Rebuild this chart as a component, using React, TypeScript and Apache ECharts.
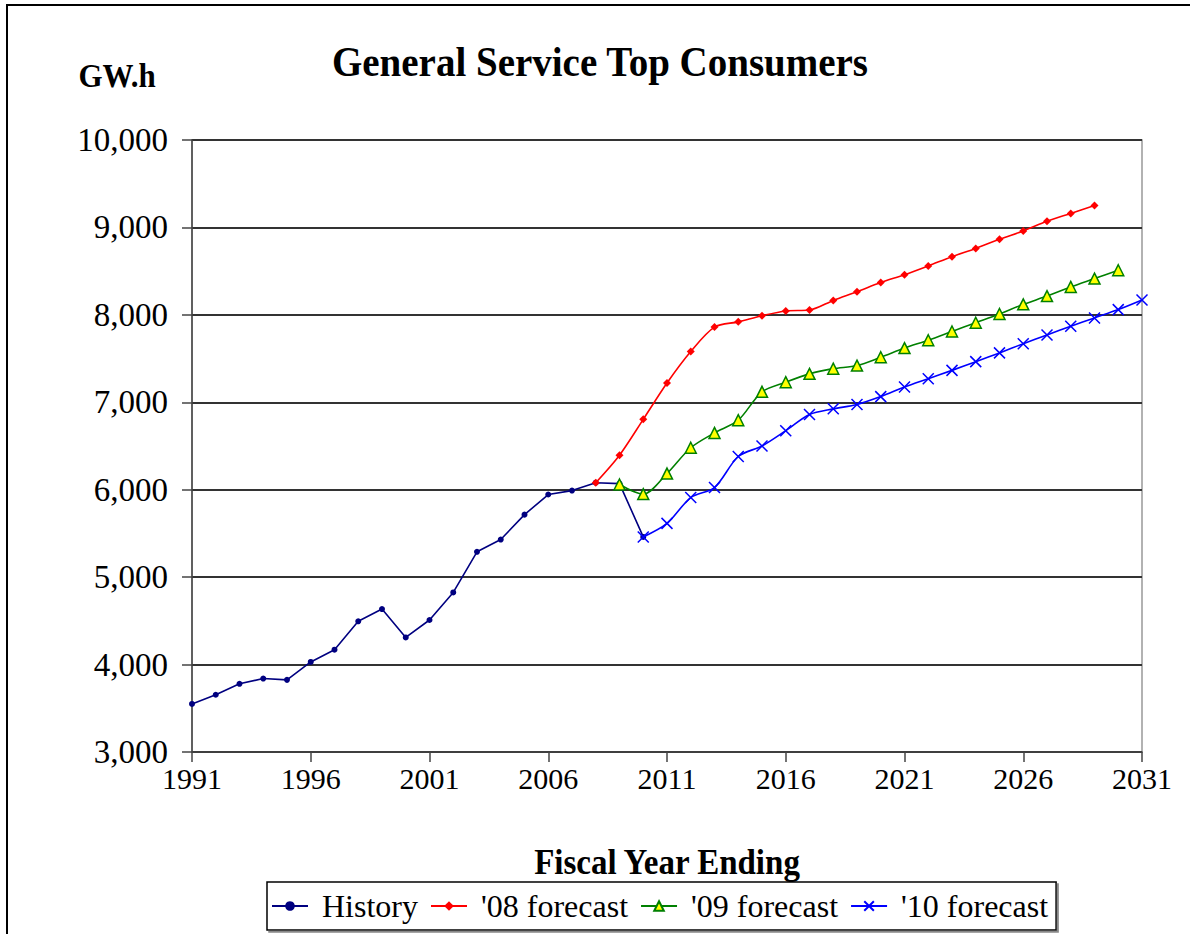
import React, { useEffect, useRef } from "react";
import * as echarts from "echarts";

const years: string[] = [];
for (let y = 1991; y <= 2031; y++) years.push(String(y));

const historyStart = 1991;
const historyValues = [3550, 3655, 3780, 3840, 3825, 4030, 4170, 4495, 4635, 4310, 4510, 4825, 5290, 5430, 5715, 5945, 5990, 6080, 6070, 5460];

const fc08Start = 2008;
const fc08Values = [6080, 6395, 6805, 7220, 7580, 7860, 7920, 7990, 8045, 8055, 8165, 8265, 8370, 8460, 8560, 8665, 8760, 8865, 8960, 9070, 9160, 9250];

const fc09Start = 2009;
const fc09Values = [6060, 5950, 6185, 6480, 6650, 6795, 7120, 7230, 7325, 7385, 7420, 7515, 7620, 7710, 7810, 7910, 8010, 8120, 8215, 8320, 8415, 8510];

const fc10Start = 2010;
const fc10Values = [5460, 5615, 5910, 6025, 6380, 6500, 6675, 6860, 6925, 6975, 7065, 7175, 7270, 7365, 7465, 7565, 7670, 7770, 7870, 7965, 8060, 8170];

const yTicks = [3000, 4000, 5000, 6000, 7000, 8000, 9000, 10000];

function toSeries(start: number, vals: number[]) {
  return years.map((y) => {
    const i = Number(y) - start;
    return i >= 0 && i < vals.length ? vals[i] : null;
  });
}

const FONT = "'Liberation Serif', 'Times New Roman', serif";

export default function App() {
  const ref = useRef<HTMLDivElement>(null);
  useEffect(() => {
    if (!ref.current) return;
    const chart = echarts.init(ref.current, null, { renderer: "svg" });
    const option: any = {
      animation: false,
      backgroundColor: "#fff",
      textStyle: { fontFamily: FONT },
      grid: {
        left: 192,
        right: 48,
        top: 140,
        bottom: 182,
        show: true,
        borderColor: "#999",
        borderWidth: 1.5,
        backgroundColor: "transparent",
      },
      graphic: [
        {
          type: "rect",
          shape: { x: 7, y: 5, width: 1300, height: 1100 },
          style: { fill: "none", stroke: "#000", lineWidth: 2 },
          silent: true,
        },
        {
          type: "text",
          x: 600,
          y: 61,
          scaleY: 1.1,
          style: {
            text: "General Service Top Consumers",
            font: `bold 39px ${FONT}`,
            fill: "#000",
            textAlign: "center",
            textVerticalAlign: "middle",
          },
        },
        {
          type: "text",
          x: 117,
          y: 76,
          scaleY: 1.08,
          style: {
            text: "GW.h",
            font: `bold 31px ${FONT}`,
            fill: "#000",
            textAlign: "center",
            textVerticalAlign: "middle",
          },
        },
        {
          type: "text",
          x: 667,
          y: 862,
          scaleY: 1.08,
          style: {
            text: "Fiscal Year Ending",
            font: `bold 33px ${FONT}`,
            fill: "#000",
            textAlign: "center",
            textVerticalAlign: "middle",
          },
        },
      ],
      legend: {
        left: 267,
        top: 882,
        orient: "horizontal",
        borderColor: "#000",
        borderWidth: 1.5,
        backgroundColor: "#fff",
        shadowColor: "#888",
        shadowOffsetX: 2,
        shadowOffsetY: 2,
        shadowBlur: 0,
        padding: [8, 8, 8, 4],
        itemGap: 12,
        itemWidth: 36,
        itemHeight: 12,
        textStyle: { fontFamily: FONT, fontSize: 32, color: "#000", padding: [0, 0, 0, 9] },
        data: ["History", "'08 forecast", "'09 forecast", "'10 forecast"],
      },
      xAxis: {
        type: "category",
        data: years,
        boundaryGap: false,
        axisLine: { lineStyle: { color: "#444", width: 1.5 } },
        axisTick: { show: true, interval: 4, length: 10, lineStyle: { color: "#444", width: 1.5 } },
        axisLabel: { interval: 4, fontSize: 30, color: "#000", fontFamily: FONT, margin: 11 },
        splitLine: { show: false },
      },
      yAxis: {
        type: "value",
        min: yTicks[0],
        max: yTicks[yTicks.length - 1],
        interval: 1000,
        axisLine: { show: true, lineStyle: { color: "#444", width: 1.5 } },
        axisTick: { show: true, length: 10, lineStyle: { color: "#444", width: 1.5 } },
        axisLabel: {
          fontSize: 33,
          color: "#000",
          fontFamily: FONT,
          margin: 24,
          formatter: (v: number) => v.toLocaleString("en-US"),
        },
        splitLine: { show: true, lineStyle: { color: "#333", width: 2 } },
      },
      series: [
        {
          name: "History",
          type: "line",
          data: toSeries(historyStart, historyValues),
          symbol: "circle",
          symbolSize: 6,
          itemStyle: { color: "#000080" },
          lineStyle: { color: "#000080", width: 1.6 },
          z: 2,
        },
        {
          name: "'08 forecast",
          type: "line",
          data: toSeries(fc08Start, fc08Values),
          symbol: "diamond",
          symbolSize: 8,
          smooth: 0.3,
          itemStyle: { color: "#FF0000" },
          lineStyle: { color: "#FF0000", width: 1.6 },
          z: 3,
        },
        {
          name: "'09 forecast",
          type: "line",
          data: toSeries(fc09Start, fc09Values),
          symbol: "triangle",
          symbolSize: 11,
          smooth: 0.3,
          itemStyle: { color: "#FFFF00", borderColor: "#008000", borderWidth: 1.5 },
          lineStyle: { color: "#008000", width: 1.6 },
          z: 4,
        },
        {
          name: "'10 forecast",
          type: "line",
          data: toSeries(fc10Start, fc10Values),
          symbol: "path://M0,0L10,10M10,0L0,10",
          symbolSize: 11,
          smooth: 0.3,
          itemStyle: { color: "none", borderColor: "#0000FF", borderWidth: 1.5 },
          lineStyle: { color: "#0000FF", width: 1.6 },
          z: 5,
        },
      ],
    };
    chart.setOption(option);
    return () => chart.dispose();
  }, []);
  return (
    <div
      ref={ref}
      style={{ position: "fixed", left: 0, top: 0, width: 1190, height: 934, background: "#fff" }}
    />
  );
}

++++

* Problem to work on
Return, unchanged, the lines from the first line of the material through the line that holds "Serif', 'Times New", inclusive, omitting pictures.

* Complete response
Rebuild this chart as a component, using React, TypeScript and Apache ECharts.
import React, { useEffect, useRef } from "react";
import * as echarts from "echarts";

const years: string[] = [];
for (let y = 1991; y <= 2031; y++) years.push(String(y));

const historyStart = 1991;
const historyValues = [3550, 3655, 3780, 3840, 3825, 4030, 4170, 4495, 4635, 4310, 4510, 4825, 5290, 5430, 5715, 5945, 5990, 6080, 6070, 5460];

const fc08Start = 2008;
const fc08Values = [6080, 6395, 6805, 7220, 7580, 7860, 7920, 7990, 8045, 8055, 8165, 8265, 8370, 8460, 8560, 8665, 8760, 8865, 8960, 9070, 9160, 9250];

const fc09Start = 2009;
const fc09Values = [6060, 5950, 6185, 6480, 6650, 6795, 7120, 7230, 7325, 7385, 7420, 7515, 7620, 7710, 7810, 7910, 8010, 8120, 8215, 8320, 8415, 8510];

const fc10Start = 2010;
const fc10Values = [5460, 5615, 5910, 6025, 6380, 6500, 6675, 6860, 6925, 6975, 7065, 7175, 7270, 7365, 7465, 7565, 7670, 7770, 7870, 7965, 8060, 8170];

const yTicks = [3000, 4000, 5000, 6000, 7000, 8000, 9000, 10000];

function toSeries(start: number, vals: number[]) {
  return years.map((y) => {
    const i = Number(y) - start;
    return i >= 0 && i < vals.length ? vals[i] : null;
  });
}

const FONT = "'Liberation Serif', 'Times New Roman', serif";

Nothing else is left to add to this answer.